The 6 numbers every retailer should know
Here are six metrics every small business should have to hand:
1. Daily sales
Your daily sales are the most reliable metric to vet the performance of your business. You should conscientiously study your daily sales on a weekly and monthly basis to spot trends that are leading to your sales growth.
Is there a particular day in the week or a particular time of day that sales of particular products rise? Why is that and what can you do to make the most of this opportunity? Tools like My Business Hub offer an intuitive dashboard for analysing sales performance so you don’t have to be a statistician to work out these trends.
2. Average basket size
Want to understand your customers’ needs and preferences? Calculate average basket size to understand how much each customer spends on average for a given time period. This can be done by calculating the total sales revenue made in a given period and dividing that by the total number of customers to date.
The number will then help you gauge various ways through which you could entice your customers to spend more. Do people purchase a high volume of items? A packaged deal or offering suggestions of other items bought by customers purchasing the same product could boost the average basket size of your customers and lead to an increase in sales.
3. Stock levels
Your inventory levels are crucial to the success of your business. There should never be a situation where customers walk into your store and you have to turn them away because products are out of stock. Your sales reports will help you calculate the stock you need to fulfil the demands of your customers.
However you don’t want to be overstocking and risk wasteful warehouse costs and depreciation of the value of goods. If you’re repeatedly facing such a situation, think about ways to sell stock including offering them at a lower price or running a promotional offer, such as bundles.
4. Gross profit
Gross profit is one metric that all retailers swear by. The gross profit on a product is calculated as: Sales – Cost of goods sold = Gross profit.
The concept of turning a profit is simple, keep your costs low and maximise your sales. Tight cost control will lead to hitting gross profit and net profit targets, which is key to generating a sustainable income for yourself.
5. Returning customers
The biggest mistake a retailer can make is chasing new clients and forgetting about old ones.

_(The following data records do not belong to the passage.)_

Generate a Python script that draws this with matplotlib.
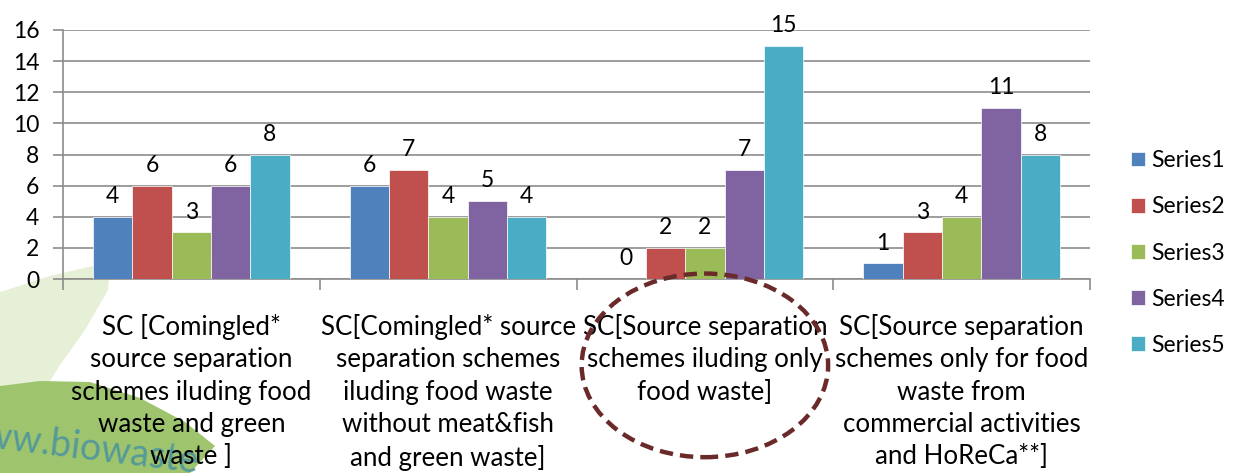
import matplotlib
matplotlib.use("Agg")
import matplotlib.pyplot as plt
from matplotlib.patches import Ellipse, Polygon
import numpy as np

plt.rcParams['font.family'] = ['Lato', 'DejaVu Sans']

# Data
categories = [
    "SC [Comingled*\nsource separation\nschemes iluding food\nwaste and green\nwaste ]",
    "SC[Comingled* source\nseparation schemes\niluding food waste\nwithout meat&fish\nand green waste]",
    "SC[Source separation\nschemes iluding only\nfood waste]",
    "SC[Source separation\nschemes only for food\nwaste from\ncommercial activities\nand HoReCa**]",
]
series_names = ["Series1", "Series2", "Series3", "Series4", "Series5"]
series1 = [4, 6, 0, 1]
series2 = [6, 7, 2, 3]
series3 = [3, 4, 2, 4]
series4 = [6, 5, 7, 11]
series5 = [8, 4, 15, 8]
colors = ["#4F81BD", "#C0504D", "#9BBB59", "#8064A2", "#4BACC6"]

fig = plt.figure(figsize=(12.33, 4.73), dpi=100)
W, H = 1233, 473

# watermark (leaf shapes + site name) in pixel space, behind the chart
def px(pts):
    return [(a / W, 1 - b / H) for a, b in pts]

pale = Polygon(px([(0, 292), (50, 276), (110, 262), (108, 290), (85, 330),
                   (60, 365), (43, 392), (0, 400)]),
               closed=True, facecolor="#e6f0d6", edgecolor="none",
               transform=fig.transFigure, zorder=0)
fig.patches.append(pale)
dark = Polygon(px([(0, 386), (40, 381), (90, 382), (140, 398), (185, 422),
                   (215, 446), (190, 473), (0, 473)]),
               closed=True, facecolor="#9fc46e", edgecolor="none",
               transform=fig.transFigure, zorder=0)
fig.patches.append(dark)
fig.text(-48 / W, 1 - 447 / H, "www.biowaste", color="#55999a", fontsize=27,
         rotation=-7, va="center", ha="left", zorder=1)

ax = fig.add_axes([63 / W, 1 - 279 / H, (1090 - 63) / W, (279 - 30) / H])
ax.set_zorder(2)
ax.patch.set_alpha(0)

x = np.arange(len(categories))
n = len(series_names)
bw = 0.153
all_series = [series1, series2, series3, series4, series5]
for i, (name, vals, c) in enumerate(zip(series_names, all_series, colors)):
    pos = x + (i - (n - 1) / 2) * bw
    bars = ax.bar(pos, vals, bw, color=c, label=name, zorder=3,
                  edgecolor="white", linewidth=0.5)
    for b, v in zip(bars, vals):
        ax.annotate(str(v), (b.get_x() + b.get_width() / 2, v),
                    xytext=(0, 7), textcoords="offset points",
                    ha="center", va="bottom", fontsize=16.5)

ax.set_xlim(-0.5, 3.5)
ax.set_ylim(0, 16)
ax.set_yticks(range(0, 17, 2))
ax.yaxis.grid(True, color="#8c8c8c", linewidth=1.2, zorder=0)
ax.set_axisbelow(True)
ax.tick_params(axis="y", labelsize=16.5, length=7, color="#8c8c8c", width=1.2, pad=10)

ax.set_xticks(x)
ax.set_xticklabels(categories, fontsize=18.6, linespacing=1.37)
ax.tick_params(axis="x", length=0, pad=25)
ax.set_xticks(np.arange(-0.5, 4, 1), minor=True)
ax.tick_params(axis="x", which="minor", length=8, color="#8c8c8c", width=1.2)

for s in ["top", "right"]:
    ax.spines[s].set_visible(False)
for s in ["left", "bottom"]:
    ax.spines[s].set_color("#8c8c8c")
    ax.spines[s].set_linewidth(1.2)

# dashed ellipse around third category
ell = Ellipse((2, -5.55), 0.96, 11.8, fill=False, edgecolor="#6b2a2a",
              linewidth=3.2, linestyle=(0, (3, 1.6)), clip_on=False, zorder=5)
ax.add_patch(ell)

leg = fig.legend(loc="center left", bbox_to_anchor=(1131 / W, 1 - 253 / H),
                 frameon=False, fontsize=16.5, handlelength=0.62, handleheight=0.62,
                 labelspacing=1.1, handletextpad=0.25, borderaxespad=0,
                 borderpad=0)

fig.savefig("out.png", dpi=100)
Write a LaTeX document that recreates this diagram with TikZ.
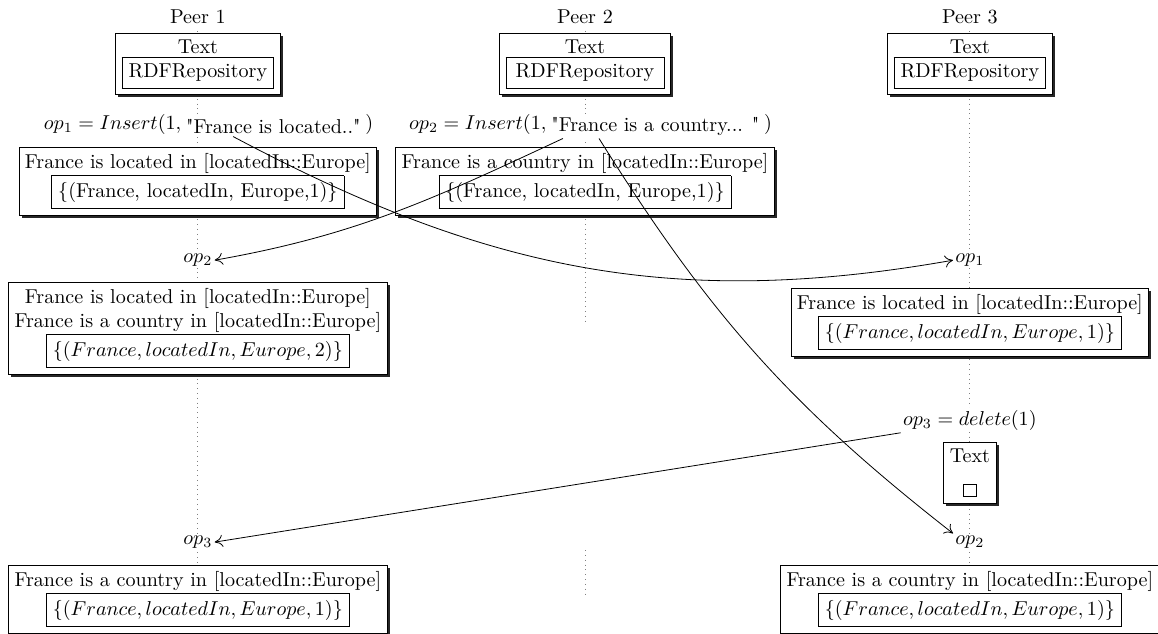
\documentclass[tikz,border=0pt]{standalone}
\usetikzlibrary{arrows.meta,positioning,shadows}

\begin{document}
\begin{tikzpicture}[>={To[length=4pt,width=6pt]},
	life/.style={dotted, gray},
	peerbox/.style={draw, fill=white, align=center, inner sep=3pt,
		drop shadow={fill=black, opacity=0.85, shadow xshift=1.3pt, shadow yshift=-1.3pt}},
	oplabel/.style={fill=white, inner sep=1pt}]
	\useasboundingbox (0,0) rectangle (20.25,-11.08);
	% peers and lifelines
	\node (P1) at (3.46,-0.3) {Peer 1};
	\node (P2) at (10.23,-0.3) {Peer 2};
	\node (P3) at (16.96,-0.3) {Peer 3};
	\coordinate (E1) at (3.46,-9.9);
	\coordinate (E2) at (10.23,-5.69);
	\coordinate (F2a) at (10.23,-9.62);
	\coordinate (F2b) at (10.23,-10.44);
	\coordinate (E3) at (16.96,-9.9);
	\draw[life] (P1) -- (E1);
	\draw[life] (P2) -- (E2);
	\draw[life] (F2a) -- (F2b);
	\draw[life] (P3) -- (E3);
	% repositories
	\node[peerbox] (R1) at (3.46,-1.12) {Text\\ \fbox{RDFRepository}};
	\node[peerbox] (R2) at (10.23,-1.12) {Text\\ \fbox{\,RDFRepository\,}};
	\node[peerbox] (R3) at (16.96,-1.12) {Text\\ \fbox{RDFRepository}};
	% local inserts
	\node[oplabel] (q1) at (4.78,-2.22) {\textquotedbl France is located..\textquotedbl};
	\node[oplabel, left=0pt of q1, yshift=1pt] (i1) {$op_1 = Insert(1,$};
	\node[oplabel, right=0pt of q1, yshift=1pt] (c1) {$)$};
	\node[oplabel] (q2) at (11.46,-2.22) {\textquotedbl France is a country... \textquotedbl};
	\node[oplabel, left=0pt of q2, yshift=1pt] (i2) {$op_2 = Insert(1,$};
	\node[oplabel, right=0pt of q2, yshift=1pt] (c2) {$)$};
	\node[peerbox] (B1) at (3.46,-3.17) {France is located in [locatedIn::Europe]\\ \fbox{\{(France, locatedIn, Europe,1)\}}};
	\node[peerbox] (B2) at (10.23,-3.17) {France is a country in [locatedIn::Europe]\\ \fbox{\{(France, locatedIn, Europe,1)\}}};
	% remote inserts
	\node[oplabel] (o2a) at (3.46,-4.55) {$op_2$};
	\node[oplabel] (o1c) at (16.96,-4.55) {$op_1$};
	\node[peerbox] (B3) at (3.46,-5.74) {France is located in [locatedIn::Europe]\\ France is a country in [locatedIn::Europe]\\ \fbox{$\{(France, locatedIn, Europe, 2)\}$}};
	\node[peerbox] (B4) at (16.96,-5.63) {France is located in [locatedIn::Europe]\\ \fbox{$\{(France, locatedIn, Europe, 1)\}$}};
	% delete at peer 3
	\node[oplabel] (d3) at (16.96,-7.35) {$op_3 = delete(1)$};
	\node[peerbox] (T3) at (16.96,-8.27) {Text\\[2pt] \fbox{}};
	\node[oplabel] (o3a) at (3.46,-9.48) {$op_3$};
	\node[oplabel] (o2c) at (16.96,-9.48) {$op_2$};
	\node[peerbox] (B5) at (3.46,-10.48) {France is a country in [locatedIn::Europe]\\ \fbox{$\{(France, locatedIn, Europe, 1)\}$}};
	\node[peerbox] (B6) at (16.96,-10.48) {France is a country in [locatedIn::Europe]\\ \fbox{$\{(France, locatedIn, Europe, 1)\}$}};
	% messages
	\draw[->] ([xshift=-20pt]q1.south) to[out=-28, in=190] (o1c.west);
	\draw[->] ([xshift=-46pt]q2.south) to[out=205, in=10] (o2a.east);
	\draw[->] ([xshift=-28pt]q2.south) to[out=-58, in=142] (o2c.north west);
	\draw[->] (d3.south west) -- (o3a.east);
\end{tikzpicture}
\end{document}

You need to give your customers a reason to come back to you and a good quality product isn’t the only reason a customer will choose you over a competitor. You can incentivise repeat customers by offering loyalty schemes and discounts or through capturing their email address, you have the chance to directly let them know about special offers (although make sure you get their consent to do this).
6. Sales per square feet
You should calculate the total number of sales you’re making for the retail space you’re using to ensure return on your retail investment.
This will help you do a cost-benefit analysis of how worthwhile your investment is proving to be. If your product is selling is like hot cakes but doesn’t cover the rent of your shop, you need to re-think your sales strategy. By calculating your sales per square feet you can then tweak your prices and volume to ensure maximum return on your investment.